◆ INFORMATION SUPPLIED ◆
+++
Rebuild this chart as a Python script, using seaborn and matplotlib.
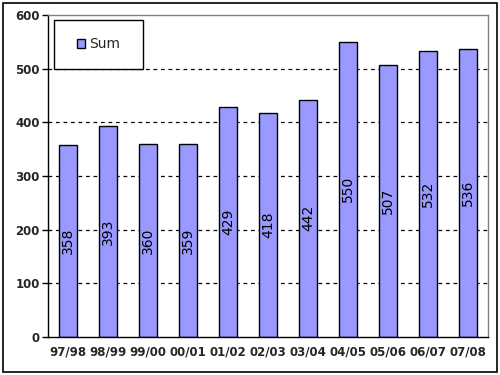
import matplotlib
matplotlib.use("Agg")
import matplotlib.pyplot as plt
import seaborn as sns
import pandas as pd
from matplotlib.patches import Rectangle, Patch

categories = ["97/98", "98/99", "99/00", "00/01", "01/02", "02/03", "03/04", "04/05", "05/06", "06/07", "07/08"]
values = [358, 393, 360, 359, 429, 418, 442, 550, 507, 532, 536]
yticks = [0, 100, 200, 300, 400, 500, 600]

df = pd.DataFrame({"season": categories, "Sum": values})

sns.set_style("white")
plt.rcParams["font.family"] = ["DejaVu Sans"]

fig = plt.figure(figsize=(5, 3.75), dpi=100)
ax = fig.add_axes([0.096, 0.1013, 0.88, 0.859])

sns.barplot(data=df, x="season", y="Sum", color="#9999FF", edgecolor="black",
            linewidth=1, width=0.43, saturation=1, ax=ax)

ax.set_ylim(0, 600)
ax.set_xlim(-0.5, len(categories) - 0.5)
ax.set_yticks(yticks)
ax.set_yticklabels([str(t) for t in yticks], fontsize=8.5, fontweight="bold")
ax.set_xticks(range(len(categories)))
ax.set_xticklabels(categories, fontsize=8.5, fontweight="bold")
ax.tick_params(axis="x", length=0, pad=6)
ax.set_xticks([i - 0.5 for i in range(len(categories) + 1)], minor=True)
ax.tick_params(axis="x", which="minor", direction="out", length=4, width=1, color="black")
ax.tick_params(axis="y", direction="out", length=4, width=1, color="black", left=True, pad=2)
ax.set_xlabel("")
ax.set_ylabel("")

for t in yticks[1:-1]:
    ax.axhline(t, color="black", linestyle=(0, (3, 3)), linewidth=0.9, zorder=0)

for s in ["left", "bottom"]:
    ax.spines[s].set_color("black")
    ax.spines[s].set_linewidth(1)
for s in ["top", "right"]:
    ax.spines[s].set_color("#808080")
    ax.spines[s].set_linewidth(1)

for i, v in enumerate(values):
    ax.text(i, v / 2, str(v), rotation=90, ha="center", va="center", fontsize=10, color="black")

# legend box
fig.patches.append(Rectangle((0.108, 0.816), 0.178, 0.1307, transform=fig.transFigure,
                             facecolor="white", edgecolor="black", linewidth=1, zorder=5))
leg = fig.legend(handles=[Patch(facecolor="#9999FF", edgecolor="black", label="Sum")],
                 loc="center", bbox_to_anchor=(0.197, 0.8815), frameon=False,
                 fontsize=10, handlelength=0.6, handleheight=0.6,
                 borderpad=0, handletextpad=0.25)
leg.set_zorder(6)

fig.patches.append(Rectangle((0.006, 0.008), 0.988, 0.984, transform=fig.transFigure,
                             fill=False, edgecolor="black", linewidth=1.2))

fig.savefig("out.png", dpi=100)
+++
◆ TASK DESCRIPTION ◆
Omitting all images, print the listing exactly.

◆ EXERCISE SOLUTION ◆
Rebuild this chart as a Python script, using seaborn and matplotlib.
import matplotlib
matplotlib.use("Agg")
import matplotlib.pyplot as plt
import seaborn as sns
import pandas as pd
from matplotlib.patches import Rectangle, Patch

categories = ["97/98", "98/99", "99/00", "00/01", "01/02", "02/03", "03/04", "04/05", "05/06", "06/07", "07/08"]
values = [358, 393, 360, 359, 429, 418, 442, 550, 507, 532, 536]
yticks = [0, 100, 200, 300, 400, 500, 600]

df = pd.DataFrame({"season": categories, "Sum": values})

sns.set_style("white")
plt.rcParams["font.family"] = ["DejaVu Sans"]

fig = plt.figure(figsize=(5, 3.75), dpi=100)
ax = fig.add_axes([0.096, 0.1013, 0.88, 0.859])

sns.barplot(data=df, x="season", y="Sum", color="#9999FF", edgecolor="black",
            linewidth=1, width=0.43, saturation=1, ax=ax)

ax.set_ylim(0, 600)
ax.set_xlim(-0.5, len(categories) - 0.5)
ax.set_yticks(yticks)
ax.set_yticklabels([str(t) for t in yticks], fontsize=8.5, fontweight="bold")
ax.set_xticks(range(len(categories)))
ax.set_xticklabels(categories, fontsize=8.5, fontweight="bold")
ax.tick_params(axis="x", length=0, pad=6)
ax.set_xticks([i - 0.5 for i in range(len(categories) + 1)], minor=True)
ax.tick_params(axis="x", which="minor", direction="out", length=4, width=1, color="black")
ax.tick_params(axis="y", direction="out", length=4, width=1, color="black", left=True, pad=2)
ax.set_xlabel("")
ax.set_ylabel("")

for t in yticks[1:-1]:
    ax.axhline(t, color="black", linestyle=(0, (3, 3)), linewidth=0.9, zorder=0)

for s in ["left", "bottom"]:
    ax.spines[s].set_color("black")
    ax.spines[s].set_linewidth(1)
for s in ["top", "right"]:
    ax.spines[s].set_color("#808080")
    ax.spines[s].set_linewidth(1)

for i, v in enumerate(values):
    ax.text(i, v / 2, str(v), rotation=90, ha="center", va="center", fontsize=10, color="black")

# legend box
fig.patches.append(Rectangle((0.108, 0.816), 0.178, 0.1307, transform=fig.transFigure,
                             facecolor="white", edgecolor="black", linewidth=1, zorder=5))
leg = fig.legend(handles=[Patch(facecolor="#9999FF", edgecolor="black", label="Sum")],
                 loc="center", bbox_to_anchor=(0.197, 0.8815), frameon=False,
                 fontsize=10, handlelength=0.6, handleheight=0.6,
                 borderpad=0, handletextpad=0.25)
leg.set_zorder(6)

fig.patches.append(Rectangle((0.006, 0.008), 0.988, 0.984, transform=fig.transFigure,
                             fill=False, edgecolor="black", linewidth=1.2))

fig.savefig("out.png", dpi=100)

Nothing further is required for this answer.